This can have a negative impact on a person’s mental and physical health, and is a major cause of long-term absence from work. An excessive level of stress is bad for people, and it’s also bad for the organisations they work for.

Often though, the responsibility for managing stress is left with the employee. Employers tend to think their role lies in helping staff better manage their own individual situations, perhaps by changing their own behaviour or perceptions.

This may involve things like time management workshops or mindfulness classes – ideas directed at the individual with the aim of enabling them to be better at their job.

But these kinds of interventions place the burden of ultimate responsibility on the employee. And in doing so, organisations feel less obliged to alter the stressful environment by increasing resources, reviewing job descriptions or improving manager training.

To get an alternative view, I spoke to employees about their experiences of attempts to reduce stress levels in the work place. And here are three things your organisation could actually do for you to reduce work related stress.

It is impossible to tackle the causes of stress if an organisation doesn’t know what they are. During my research, participants spoke of the importance of initiating and maintaining dialogue between various groups including employees, trade unions, human resources and senior management.

This can be done by regular “pulse checking”, using surveys or one-to-one reviews and a continual observation of staff wellbeing. One housing association employee told me that at their work place, “the union was hammering on the door to [hold] a stress survey”. She added: “[Management] know it’s a top issue.”

My research suggests that the role of managers is a key part of employee wellbeing. Managers tend to be the ones in charge of setting deadlines, communicating expectations and dealing with employees’ successes and failures.

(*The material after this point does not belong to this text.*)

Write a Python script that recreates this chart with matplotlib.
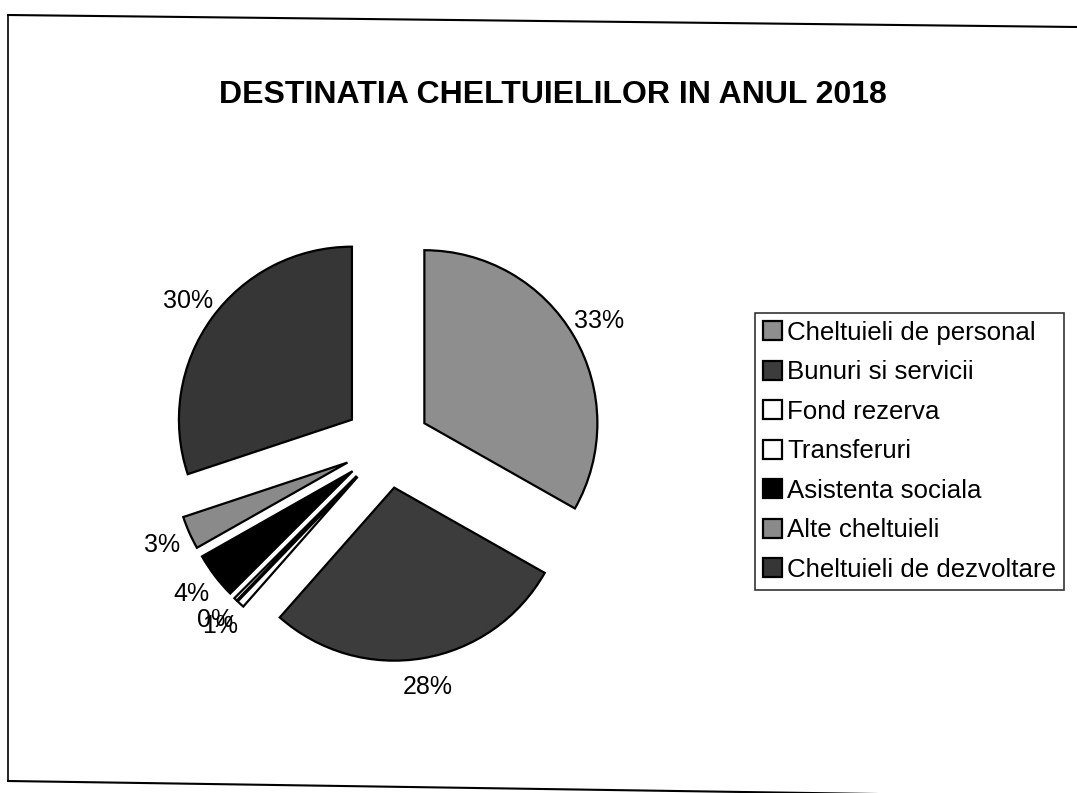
import matplotlib
matplotlib.use("Agg")
from matplotlib import pyplot as plt
from matplotlib.lines import Line2D

plt.rcParams['font.family'] = ['Liberation Sans', 'DejaVu Sans']

# data
categorii = ['Cheltuieli de personal', 'Bunuri si servicii', 'Fond rezerva',
             'Transferuri', 'Asistenta sociala', 'Alte cheltuieli',
             'Cheltuieli de dezvoltare']
procente = [33.2, 28.3, 0.7, 0.3, 4.3, 3.1, 30.1]
culori = ['#8e8e8e', '#3c3c3c', 'white', 'white', 'black', '#8a8a8a', '#363636']
titlu = 'DESTINATIA CHELTUIELILOR IN ANUL 2018'

W, H = 1077, 793
fig = plt.figure(figsize=(W/100, H/100), dpi=100)

# pie: centre (387,445) px, radius 173 px
r_px = 173
cx, cy = 387, 445
half = 1.5 * r_px
ax = fig.add_axes([(cx-half)/W, (H-cy-half)/H, 2*half/W, 2*half/H])

wedges, texts, autotexts = ax.pie(
    procente, colors=culori, startangle=90, counterclock=False,
    explode=[0.25]*len(procente), radius=1,
    autopct='%1.0f%%', pctdistance=1.17,
    wedgeprops=dict(edgecolor='black', linewidth=1.6),
    textprops=dict(fontsize=18, color='black'))
ax.set_xlim(-1.5, 1.5)
ax.set_ylim(-1.5, 1.5)
ax.set_aspect('equal')
ax.axis('off')

fig.text(553/W, 1-95/H, titlu, ha='center', va='center',
         fontsize=23, fontweight='bold')

leg = fig.legend(wedges, categorii, loc='upper left',
                 bbox_to_anchor=(755/W, 1-313/H), fontsize=18.6,
                 frameon=True, fancybox=False, edgecolor='black',
                 handlelength=0.75, handleheight=0.75, handletextpad=0.2,
                 labelspacing=0.6, borderpad=0.3, borderaxespad=0)
leg.get_frame().set_linewidth(1.2)

# scanned page border (slightly tilted)
fig.add_artist(Line2D([8/W, 8/W], [1-15/H, 1-781/H], color='black', lw=1.2))
fig.add_artist(Line2D([8/W, 1.0], [1-15/H, 1-27/H], color='black', lw=1.5))
fig.add_artist(Line2D([8/W, 1.0], [1-781/H, 1-797/H], color='black', lw=1.5))

plt.savefig('out.png', dpi=100)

Due to their crucial role, it is vital that any employee with managerial responsibilities receives proper training. This could cover aspects of making deadlines reasonable, being educated on the various help mechanisms that the organisation has in place for their employees and tools to help managers identify stress in their teams.

Management training can – and should – look different in every organisation and department due to their unique qualities and challenges.

One major management quality that was underestimated (but considered by many to be invaluable) was compassion. Although some of my participants had very demanding jobs and personal circumstances, having a compassionate and well informed manager made all the difference to their day-to-day lives.

Someone who works in higher education commented:

Management skills are not just about delegating the work – [they are about] building a team, recognising when people are struggling, and [being able] to approach that. It’s really personal.

Another said: “Some managers can be very supportive and understanding, but some managers would just say: ‘Do this, and I want it done today.’”

And one respondent noted: “I think I’ve got the best manager going. She’s not only my manager, she’s my friend as well, and that’s nice. I can talk to her.”

Compassionate management can be as simple as asking how an employee is doing, properly listening to them, and perhaps a small gesture like having a cup of coffee together. It sounds simple, but compassion towards employees and colleagues tends to depend on individual behaviour rather than being something that is encouraged systematically at an organisational level.

When I asked who was responsible for managing stress in an organisation, many of the people I spoke to gave conflicting answers. Some (after much thought) said it was the HR department, while others (including a member of an HR department) said it was occupational health professionals.

A housing association employee described a situation where “there’s lots of work to be done [around stress] but no one is leading on it, no one is joining it up”. They added: “It’s all been very hit and miss.”

The lack of clarity is an obvious cause for concern. If nobody knows who is in charge of a particular aspect of employee wellbeing, it is unlikely to be properly addressed. There needs to be clarity – and accountability – around who is responsible for managing stress, so that initiatives can be put in place, and so that people know where to turn when they need help.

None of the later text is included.